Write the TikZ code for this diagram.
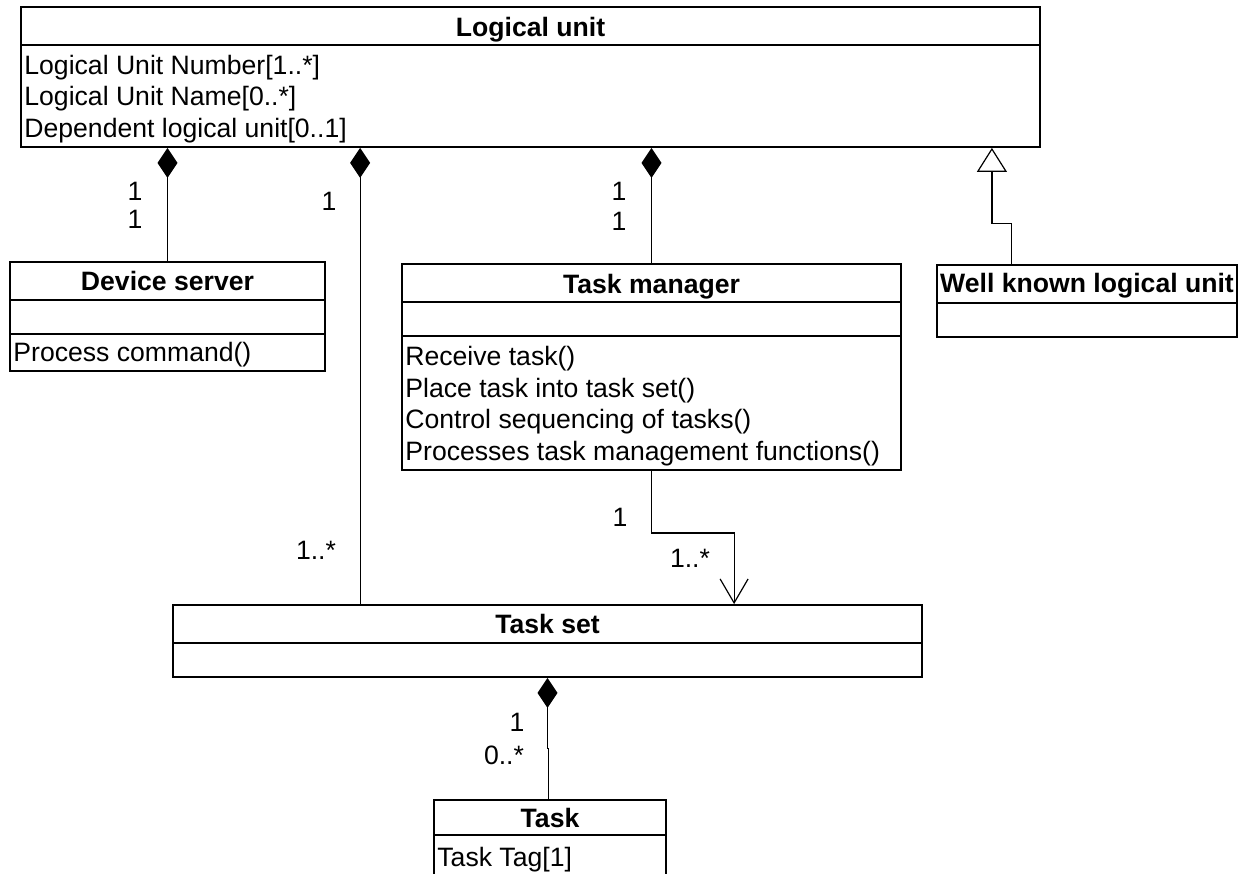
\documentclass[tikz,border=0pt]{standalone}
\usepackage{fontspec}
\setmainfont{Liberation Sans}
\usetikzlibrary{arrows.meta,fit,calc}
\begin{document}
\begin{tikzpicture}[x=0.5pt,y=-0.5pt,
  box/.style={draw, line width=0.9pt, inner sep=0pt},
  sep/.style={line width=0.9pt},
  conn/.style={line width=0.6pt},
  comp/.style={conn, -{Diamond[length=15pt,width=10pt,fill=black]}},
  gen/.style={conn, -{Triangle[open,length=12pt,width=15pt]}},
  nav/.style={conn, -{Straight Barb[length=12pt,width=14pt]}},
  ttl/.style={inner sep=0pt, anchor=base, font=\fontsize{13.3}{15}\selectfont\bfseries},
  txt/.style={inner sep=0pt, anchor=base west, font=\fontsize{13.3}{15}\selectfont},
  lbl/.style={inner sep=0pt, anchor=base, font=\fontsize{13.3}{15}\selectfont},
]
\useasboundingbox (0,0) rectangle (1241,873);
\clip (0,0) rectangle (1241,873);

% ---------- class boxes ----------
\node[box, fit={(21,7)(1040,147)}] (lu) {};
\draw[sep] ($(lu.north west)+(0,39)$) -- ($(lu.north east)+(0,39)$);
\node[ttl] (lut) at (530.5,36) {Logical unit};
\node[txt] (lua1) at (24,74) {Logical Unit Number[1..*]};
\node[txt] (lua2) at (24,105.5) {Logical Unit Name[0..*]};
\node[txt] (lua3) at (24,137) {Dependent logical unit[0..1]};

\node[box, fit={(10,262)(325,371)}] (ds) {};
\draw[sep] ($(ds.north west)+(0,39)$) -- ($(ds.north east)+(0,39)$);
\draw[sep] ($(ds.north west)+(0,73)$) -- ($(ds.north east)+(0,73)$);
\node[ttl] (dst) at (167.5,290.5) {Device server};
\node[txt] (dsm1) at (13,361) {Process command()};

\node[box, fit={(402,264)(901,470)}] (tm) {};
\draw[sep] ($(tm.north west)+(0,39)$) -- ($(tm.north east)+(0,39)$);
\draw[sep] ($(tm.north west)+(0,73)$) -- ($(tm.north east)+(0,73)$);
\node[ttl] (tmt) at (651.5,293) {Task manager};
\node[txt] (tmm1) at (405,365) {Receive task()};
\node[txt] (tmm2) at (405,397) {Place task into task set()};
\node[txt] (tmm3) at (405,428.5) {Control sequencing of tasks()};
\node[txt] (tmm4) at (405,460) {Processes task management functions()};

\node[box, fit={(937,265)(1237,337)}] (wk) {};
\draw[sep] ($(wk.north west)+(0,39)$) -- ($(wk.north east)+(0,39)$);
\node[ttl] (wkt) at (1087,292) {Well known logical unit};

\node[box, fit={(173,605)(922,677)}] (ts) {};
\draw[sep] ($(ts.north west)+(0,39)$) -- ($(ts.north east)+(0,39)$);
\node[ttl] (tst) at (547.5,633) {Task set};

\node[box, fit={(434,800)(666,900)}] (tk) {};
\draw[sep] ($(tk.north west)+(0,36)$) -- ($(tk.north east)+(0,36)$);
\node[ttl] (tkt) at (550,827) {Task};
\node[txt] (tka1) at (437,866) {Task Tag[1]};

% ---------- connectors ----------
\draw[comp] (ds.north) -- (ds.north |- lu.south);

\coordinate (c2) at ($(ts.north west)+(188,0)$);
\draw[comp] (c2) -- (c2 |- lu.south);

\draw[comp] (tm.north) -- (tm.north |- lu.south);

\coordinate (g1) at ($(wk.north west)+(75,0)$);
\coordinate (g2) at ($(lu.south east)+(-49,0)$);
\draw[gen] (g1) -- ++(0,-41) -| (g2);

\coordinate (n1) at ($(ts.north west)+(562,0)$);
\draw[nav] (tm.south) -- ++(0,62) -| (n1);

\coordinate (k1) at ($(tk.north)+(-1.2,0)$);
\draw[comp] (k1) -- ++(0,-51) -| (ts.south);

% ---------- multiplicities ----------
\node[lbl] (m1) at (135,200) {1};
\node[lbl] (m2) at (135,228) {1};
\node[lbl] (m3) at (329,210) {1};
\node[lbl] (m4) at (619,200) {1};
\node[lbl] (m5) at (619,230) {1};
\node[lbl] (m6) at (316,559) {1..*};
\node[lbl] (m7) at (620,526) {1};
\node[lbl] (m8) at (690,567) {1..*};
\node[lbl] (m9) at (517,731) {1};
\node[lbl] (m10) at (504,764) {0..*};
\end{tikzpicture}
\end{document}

What the task asks:
Repeat the material above in full and exactly, omitting the pictures.

Answer to this exercise:
Write the TikZ code for this diagram.
\documentclass[tikz,border=0pt]{standalone}
\usepackage{fontspec}
\setmainfont{Liberation Sans}
\usetikzlibrary{arrows.meta,fit,calc}
\begin{document}
\begin{tikzpicture}[x=0.5pt,y=-0.5pt,
  box/.style={draw, line width=0.9pt, inner sep=0pt},
  sep/.style={line width=0.9pt},
  conn/.style={line width=0.6pt},
  comp/.style={conn, -{Diamond[length=15pt,width=10pt,fill=black]}},
  gen/.style={conn, -{Triangle[open,length=12pt,width=15pt]}},
  nav/.style={conn, -{Straight Barb[length=12pt,width=14pt]}},
  ttl/.style={inner sep=0pt, anchor=base, font=\fontsize{13.3}{15}\selectfont\bfseries},
  txt/.style={inner sep=0pt, anchor=base west, font=\fontsize{13.3}{15}\selectfont},
  lbl/.style={inner sep=0pt, anchor=base, font=\fontsize{13.3}{15}\selectfont},
]
\useasboundingbox (0,0) rectangle (1241,873);
\clip (0,0) rectangle (1241,873);

% ---------- class boxes ----------
\node[box, fit={(21,7)(1040,147)}] (lu) {};
\draw[sep] ($(lu.north west)+(0,39)$) -- ($(lu.north east)+(0,39)$);
\node[ttl] (lut) at (530.5,36) {Logical unit};
\node[txt] (lua1) at (24,74) {Logical Unit Number[1..*]};
\node[txt] (lua2) at (24,105.5) {Logical Unit Name[0..*]};
\node[txt] (lua3) at (24,137) {Dependent logical unit[0..1]};

\node[box, fit={(10,262)(325,371)}] (ds) {};
\draw[sep] ($(ds.north west)+(0,39)$) -- ($(ds.north east)+(0,39)$);
\draw[sep] ($(ds.north west)+(0,73)$) -- ($(ds.north east)+(0,73)$);
\node[ttl] (dst) at (167.5,290.5) {Device server};
\node[txt] (dsm1) at (13,361) {Process command()};

\node[box, fit={(402,264)(901,470)}] (tm) {};
\draw[sep] ($(tm.north west)+(0,39)$) -- ($(tm.north east)+(0,39)$);
\draw[sep] ($(tm.north west)+(0,73)$) -- ($(tm.north east)+(0,73)$);
\node[ttl] (tmt) at (651.5,293) {Task manager};
\node[txt] (tmm1) at (405,365) {Receive task()};
\node[txt] (tmm2) at (405,397) {Place task into task set()};
\node[txt] (tmm3) at (405,428.5) {Control sequencing of tasks()};
\node[txt] (tmm4) at (405,460) {Processes task management functions()};

\node[box, fit={(937,265)(1237,337)}] (wk) {};
\draw[sep] ($(wk.north west)+(0,39)$) -- ($(wk.north east)+(0,39)$);
\node[ttl] (wkt) at (1087,292) {Well known logical unit};

\node[box, fit={(173,605)(922,677)}] (ts) {};
\draw[sep] ($(ts.north west)+(0,39)$) -- ($(ts.north east)+(0,39)$);
\node[ttl] (tst) at (547.5,633) {Task set};

\node[box, fit={(434,800)(666,900)}] (tk) {};
\draw[sep] ($(tk.north west)+(0,36)$) -- ($(tk.north east)+(0,36)$);
\node[ttl] (tkt) at (550,827) {Task};
\node[txt] (tka1) at (437,866) {Task Tag[1]};

% ---------- connectors ----------
\draw[comp] (ds.north) -- (ds.north |- lu.south);

\coordinate (c2) at ($(ts.north west)+(188,0)$);
\draw[comp] (c2) -- (c2 |- lu.south);

\draw[comp] (tm.north) -- (tm.north |- lu.south);

\coordinate (g1) at ($(wk.north west)+(75,0)$);
\coordinate (g2) at ($(lu.south east)+(-49,0)$);
\draw[gen] (g1) -- ++(0,-41) -| (g2);

\coordinate (n1) at ($(ts.north west)+(562,0)$);
\draw[nav] (tm.south) -- ++(0,62) -| (n1);

\coordinate (k1) at ($(tk.north)+(-1.2,0)$);
\draw[comp] (k1) -- ++(0,-51) -| (ts.south);

% ---------- multiplicities ----------
\node[lbl] (m1) at (135,200) {1};
\node[lbl] (m2) at (135,228) {1};
\node[lbl] (m3) at (329,210) {1};
\node[lbl] (m4) at (619,200) {1};
\node[lbl] (m5) at (619,230) {1};
\node[lbl] (m6) at (316,559) {1..*};
\node[lbl] (m7) at (620,526) {1};
\node[lbl] (m8) at (690,567) {1..*};
\node[lbl] (m9) at (517,731) {1};
\node[lbl] (m10) at (504,764) {0..*};
\end{tikzpicture}
\end{document}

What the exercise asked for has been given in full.